### Exercise prompt
Leaving out the pictures, retype all the material exactly.

### Stored data
^^^^^^^^

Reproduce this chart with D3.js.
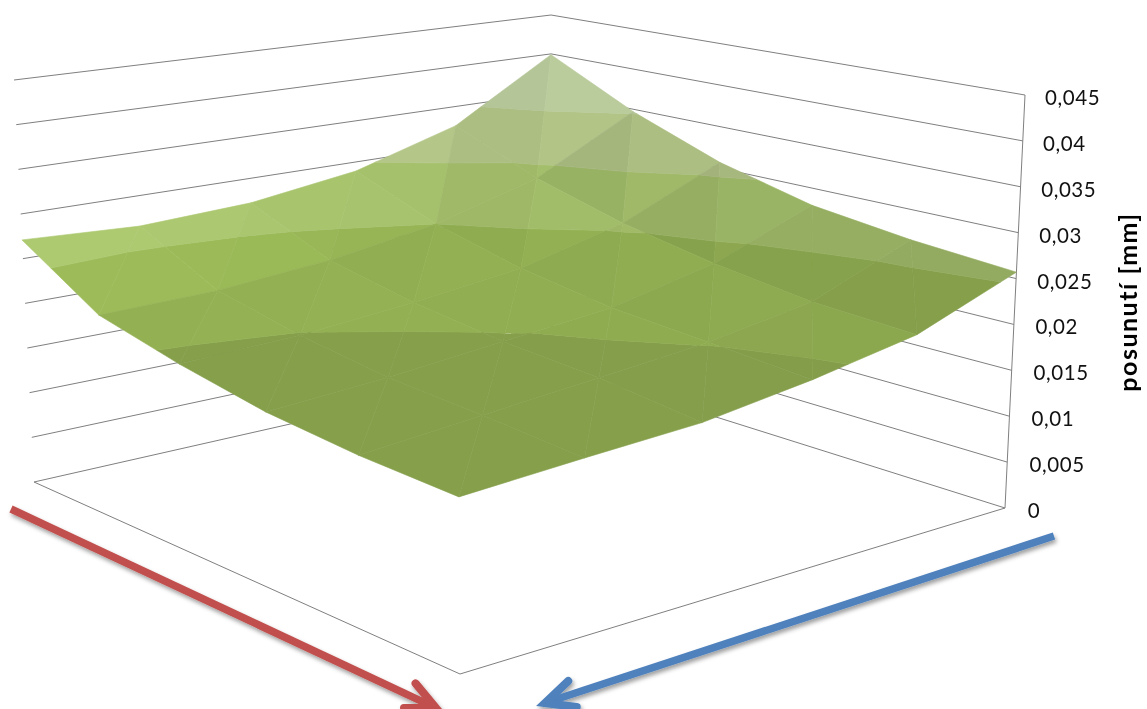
<!DOCTYPE html>
<html><head><meta charset="utf-8">
<script src="https://cdn.jsdelivr.net/npm/d3@7"></script>
<style>html,body{margin:0;background:#fff;overflow:hidden}svg{display:block}</style></head><body>
<svg id="c" width="1147" height="709"></svg>
<script>
// ---- data ----
const zTicks=[0,0.005,0.01,0.015,0.02,0.025,0.03,0.035,0.04,0.045];
const tickLabels=["0","0,005","0,01","0,015","0,02","0,025","0,03","0,035","0,04","0,045"];
const axisTitle="posunutí [mm]";
const row0=[.0399,.0347,.0307,.0280,.0266,.0257];
const row1=[.0326,.0284,.0255,.0235,.0220,.0214];
const row2=[.0289,.0250,.0225,.0209,.0201,.0193];
const row3=[.0271,.0230,.0210,.0197,.0190,.0177];
const row4=[.0265,.0219,.0199,.0185,.0179,.0171];
const row5=[.0271,.0216,.0194,.0177,.0168,.0164];
const surface=[row0,row1,row2,row3,row4,row5];
const bandLevels=[.02,.025,.0296,.0345];
// ---- styling ----
const bandColors=["#859f4b","#93b053","#a2bd6a","#b0c285","#b8c99a"];
const bandContrast=[.25,1,1,1,1];
const shadeA=[[.98,.94,.92,.92,.905],[1.02,.975,.97,.96,.95],[1.04,.99,.99,.98,.98],[1.06,1,1,.99,1],[1.07,1,1,1,1]];
const shadeB=[[1.01,.98,.95,.92,.905],[.98,1,.985,.97,.955],[1.03,1,.99,.98,.98],[1.05,1.01,1,.99,1],[1.07,1.01,1,1,1]];
// ---- projection (perspective box: back, left, front, right corners) ----
const floorQ=[[551,365],[34,482],[460,674],[1005,508]];
const topQ=[[551,15],[14,80],[457,188],[1025,95]];
function homog(q){const [p0,p1,p2,p3]=q;
 const dx1=p1[0]-p2[0],dx2=p3[0]-p2[0],sx=p0[0]-p1[0]+p2[0]-p3[0];
 const dy1=p1[1]-p2[1],dy2=p3[1]-p2[1],sy=p0[1]-p1[1]+p2[1]-p3[1];
 const den=dx1*dy2-dx2*dy1,g=(sx*dy2-dx2*sy)/den,h=(dx1*sy-sx*dy1)/den;
 const a=p1[0]-p0[0]+g*p1[0],b=p3[0]-p0[0]+h*p3[0],c=p0[0],d=p1[1]-p0[1]+g*p1[1],e=p3[1]-p0[1]+h*p3[1],f=p0[1];
 return (u,v)=>{const w=g*u+h*v+1;return [(a*u+b*v+c)/w,(d*u+e*v+f)/w];};}
const H0=homog(floorQ),H1=homog(topQ);
const zScale=d3.scaleLinear().domain([0,.045]).range([0,1]);
const gridScale=d3.scaleLinear().domain([0,5]).range([0,1]);
const project=(u,v,z)=>{const a=H0(u,v),b=H1(u,v),t=zScale(z);return [a[0]+(b[0]-a[0])*t,a[1]+(b[1]-a[1])*t];};

const svg=d3.select("#c");
const defs=svg.append("defs");
const fl=defs.append("filter").attr("id","sh").attr("x","-10%").attr("y","-10%").attr("width","120%").attr("height","130%");
fl.append("feDropShadow").attr("dx",1.5).attr("dy",3).attr("stdDeviation",2).attr("flood-color","#000").attr("flood-opacity",.38);
const root=svg.append("g").style("filter","blur(0.45px)");
const line=d3.line();

// gridlines on the walls
const walls=root.append("g").attr("fill","none").attr("stroke","#7f7f7f").attr("stroke-width",1);
zTicks.forEach(z=>{
  walls.append("path").attr("d",line([project(1,0,z),project(0,0,z),project(0,1,z)]));
});
walls.append("path").attr("d",line([project(0,1,0),project(0,1,.045)]));
walls.append("path").attr("d",line([project(1,0,0),project(1,1,0),project(0,1,0)]));

// surface: two triangles a cell, split along value bands
function clip(poly,level,keepAbove){
  const out=[];
  for(let k=0;k<poly.length;k++){
    const p=poly[k],q=poly[(k+1)%poly.length];
    const pin=keepAbove?p[2]>=level:p[2]<=level, qin=keepAbove?q[2]>=level:q[2]<=level;
    if(pin)out.push(p);
    if(pin!==qin){const t=(level-p[2])/(q[2]-p[2]);out.push([p[0]+(q[0]-p[0])*t,p[1]+(q[1]-p[1])*t,level]);}
  }
  return out;
}
const vtx=(i,j)=>[gridScale(i),gridScale(j),surface[i][j]];
const surf=root.append("g");
const edges=[-1,...bandLevels,1];
function facet(tri,shade){
  bandColors.forEach((col,b)=>{
    let poly=clip(tri,edges[b],true); if(poly.length) poly=clip(poly,edges[b+1],false);
    if(poly.length<3)return;
    const s=1+(shade-1)*bandContrast[b];
    const c=d3.rgb(col); const fill=d3.rgb(Math.min(255,c.r*s),Math.min(255,c.g*s),Math.min(255,c.b*s)).formatHex();
    surf.append("path").attr("d",line(poly.map(p=>project(p[0],p[1],p[2])))+"Z").attr("fill",fill).attr("stroke",fill).attr("stroke-width",.6).attr("stroke-linejoin","round");
  });
}
for(let i=0;i<5;i++)for(let j=0;j<5;j++){
  facet([vtx(i,j),vtx(i+1,j),vtx(i+1,j+1)],shadeA[i][j]);
  facet([vtx(i,j),vtx(i,j+1),vtx(i+1,j+1)],shadeB[i][j]);
}

// z axis labels
const labels=root.append("g").attr("font-family","Lato, 'Open Sans', sans-serif").attr("font-size",20.5).attr("letter-spacing",.6).attr("fill","#111");
zTicks.forEach((z,k)=>{const p=project(0,1,z);
  labels.append("text").attr("x",p[0]+20+(.045-z)*60).attr("y",p[1]+10).text(tickLabels[k]);});
root.append("text").attr("transform","translate(1137,302) rotate(-90)").attr("text-anchor","middle")
 .attr("font-family","Lato, sans-serif").attr("font-weight",700).attr("font-size",25).attr("letter-spacing",1.5).attr("fill","#000").text(axisTitle);

// direction arrows beside the floor edges
function arrow(from,to,col){
  const [x0,y0]=from,[x1,y1]=to,a=Math.atan2(y1-y0,x1-x0),L=32,w=.44;
  const arm1=[x1-L*Math.cos(a-w),y1-L*Math.sin(a-w)],arm2=[x1-L*Math.cos(a+w),y1-L*Math.sin(a+w)];
  const g=root.append("g").attr("fill","none").attr("stroke",col).attr("filter","url(#sh)");
  g.append("path").attr("d",line([from,[x1-8*Math.cos(a),y1-8*Math.sin(a)]])).attr("stroke-width",7.5);
  g.append("path").attr("d",line([arm1,to,arm2])).attr("stroke-width",8).attr("stroke-linejoin","miter").attr("stroke-linecap","round");
}
const shift=(p,dx,dy)=>[p[0]+dx,p[1]+dy];
arrow(shift(project(1,0,0),-23,27),shift(project(1,1,0),-24,34),"#c0504d");
arrow(shift(project(0,1,0),49,28),shift(project(1,1,0),85,29),"#4f81bd");
</script></body></html>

^^^^^^^^

### Worked solution
Reproduce this chart with D3.js.
<!DOCTYPE html>
<html><head><meta charset="utf-8">
<script src="https://cdn.jsdelivr.net/npm/d3@7"></script>
<style>html,body{margin:0;background:#fff;overflow:hidden}svg{display:block}</style></head><body>
<svg id="c" width="1147" height="709"></svg>
<script>
// ---- data ----
const zTicks=[0,0.005,0.01,0.015,0.02,0.025,0.03,0.035,0.04,0.045];
const tickLabels=["0","0,005","0,01","0,015","0,02","0,025","0,03","0,035","0,04","0,045"];
const axisTitle="posunutí [mm]";
const row0=[.0399,.0347,.0307,.0280,.0266,.0257];
const row1=[.0326,.0284,.0255,.0235,.0220,.0214];
const row2=[.0289,.0250,.0225,.0209,.0201,.0193];
const row3=[.0271,.0230,.0210,.0197,.0190,.0177];
const row4=[.0265,.0219,.0199,.0185,.0179,.0171];
const row5=[.0271,.0216,.0194,.0177,.0168,.0164];
const surface=[row0,row1,row2,row3,row4,row5];
const bandLevels=[.02,.025,.0296,.0345];
// ---- styling ----
const bandColors=["#859f4b","#93b053","#a2bd6a","#b0c285","#b8c99a"];
const bandContrast=[.25,1,1,1,1];
const shadeA=[[.98,.94,.92,.92,.905],[1.02,.975,.97,.96,.95],[1.04,.99,.99,.98,.98],[1.06,1,1,.99,1],[1.07,1,1,1,1]];
const shadeB=[[1.01,.98,.95,.92,.905],[.98,1,.985,.97,.955],[1.03,1,.99,.98,.98],[1.05,1.01,1,.99,1],[1.07,1.01,1,1,1]];
// ---- projection (perspective box: back, left, front, right corners) ----
const floorQ=[[551,365],[34,482],[460,674],[1005,508]];
const topQ=[[551,15],[14,80],[457,188],[1025,95]];
function homog(q){const [p0,p1,p2,p3]=q;
 const dx1=p1[0]-p2[0],dx2=p3[0]-p2[0],sx=p0[0]-p1[0]+p2[0]-p3[0];
 const dy1=p1[1]-p2[1],dy2=p3[1]-p2[1],sy=p0[1]-p1[1]+p2[1]-p3[1];
 const den=dx1*dy2-dx2*dy1,g=(sx*dy2-dx2*sy)/den,h=(dx1*sy-sx*dy1)/den;
 const a=p1[0]-p0[0]+g*p1[0],b=p3[0]-p0[0]+h*p3[0],c=p0[0],d=p1[1]-p0[1]+g*p1[1],e=p3[1]-p0[1]+h*p3[1],f=p0[1];
 return (u,v)=>{const w=g*u+h*v+1;return [(a*u+b*v+c)/w,(d*u+e*v+f)/w];};}
const H0=homog(floorQ),H1=homog(topQ);
const zScale=d3.scaleLinear().domain([0,.045]).range([0,1]);
const gridScale=d3.scaleLinear().domain([0,5]).range([0,1]);
const project=(u,v,z)=>{const a=H0(u,v),b=H1(u,v),t=zScale(z);return [a[0]+(b[0]-a[0])*t,a[1]+(b[1]-a[1])*t];};

const svg=d3.select("#c");
const defs=svg.append("defs");
const fl=defs.append("filter").attr("id","sh").attr("x","-10%").attr("y","-10%").attr("width","120%").attr("height","130%");
fl.append("feDropShadow").attr("dx",1.5).attr("dy",3).attr("stdDeviation",2).attr("flood-color","#000").attr("flood-opacity",.38);
const root=svg.append("g").style("filter","blur(0.45px)");
const line=d3.line();

// gridlines on the walls
const walls=root.append("g").attr("fill","none").attr("stroke","#7f7f7f").attr("stroke-width",1);
zTicks.forEach(z=>{
  walls.append("path").attr("d",line([project(1,0,z),project(0,0,z),project(0,1,z)]));
});
walls.append("path").attr("d",line([project(0,1,0),project(0,1,.045)]));
walls.append("path").attr("d",line([project(1,0,0),project(1,1,0),project(0,1,0)]));

// surface: two triangles a cell, split along value bands
function clip(poly,level,keepAbove){
  const out=[];
  for(let k=0;k<poly.length;k++){
    const p=poly[k],q=poly[(k+1)%poly.length];
    const pin=keepAbove?p[2]>=level:p[2]<=level, qin=keepAbove?q[2]>=level:q[2]<=level;
    if(pin)out.push(p);
    if(pin!==qin){const t=(level-p[2])/(q[2]-p[2]);out.push([p[0]+(q[0]-p[0])*t,p[1]+(q[1]-p[1])*t,level]);}
  }
  return out;
}
const vtx=(i,j)=>[gridScale(i),gridScale(j),surface[i][j]];
const surf=root.append("g");
const edges=[-1,...bandLevels,1];
function facet(tri,shade){
  bandColors.forEach((col,b)=>{
    let poly=clip(tri,edges[b],true); if(poly.length) poly=clip(poly,edges[b+1],false);
    if(poly.length<3)return;
    const s=1+(shade-1)*bandContrast[b];
    const c=d3.rgb(col); const fill=d3.rgb(Math.min(255,c.r*s),Math.min(255,c.g*s),Math.min(255,c.b*s)).formatHex();
    surf.append("path").attr("d",line(poly.map(p=>project(p[0],p[1],p[2])))+"Z").attr("fill",fill).attr("stroke",fill).attr("stroke-width",.6).attr("stroke-linejoin","round");
  });
}
for(let i=0;i<5;i++)for(let j=0;j<5;j++){
  facet([vtx(i,j),vtx(i+1,j),vtx(i+1,j+1)],shadeA[i][j]);
  facet([vtx(i,j),vtx(i,j+1),vtx(i+1,j+1)],shadeB[i][j]);
}

// z axis labels
const labels=root.append("g").attr("font-family","Lato, 'Open Sans', sans-serif").attr("font-size",20.5).attr("letter-spacing",.6).attr("fill","#111");
zTicks.forEach((z,k)=>{const p=project(0,1,z);
  labels.append("text").attr("x",p[0]+20+(.045-z)*60).attr("y",p[1]+10).text(tickLabels[k]);});
root.append("text").attr("transform","translate(1137,302) rotate(-90)").attr("text-anchor","middle")
 .attr("font-family","Lato, sans-serif").attr("font-weight",700).attr("font-size",25).attr("letter-spacing",1.5).attr("fill","#000").text(axisTitle);

// direction arrows beside the floor edges
function arrow(from,to,col){
  const [x0,y0]=from,[x1,y1]=to,a=Math.atan2(y1-y0,x1-x0),L=32,w=.44;
  const arm1=[x1-L*Math.cos(a-w),y1-L*Math.sin(a-w)],arm2=[x1-L*Math.cos(a+w),y1-L*Math.sin(a+w)];
  const g=root.append("g").attr("fill","none").attr("stroke",col).attr("filter","url(#sh)");
  g.append("path").attr("d",line([from,[x1-8*Math.cos(a),y1-8*Math.sin(a)]])).attr("stroke-width",7.5);
  g.append("path").attr("d",line([arm1,to,arm2])).attr("stroke-width",8).attr("stroke-linejoin","miter").attr("stroke-linecap","round");
}
const shift=(p,dx,dy)=>[p[0]+dx,p[1]+dy];
arrow(shift(project(1,0,0),-23,27),shift(project(1,1,0),-24,34),"#c0504d");
arrow(shift(project(0,1,0),49,28),shift(project(1,1,0),85,29),"#4f81bd");
</script></body></html>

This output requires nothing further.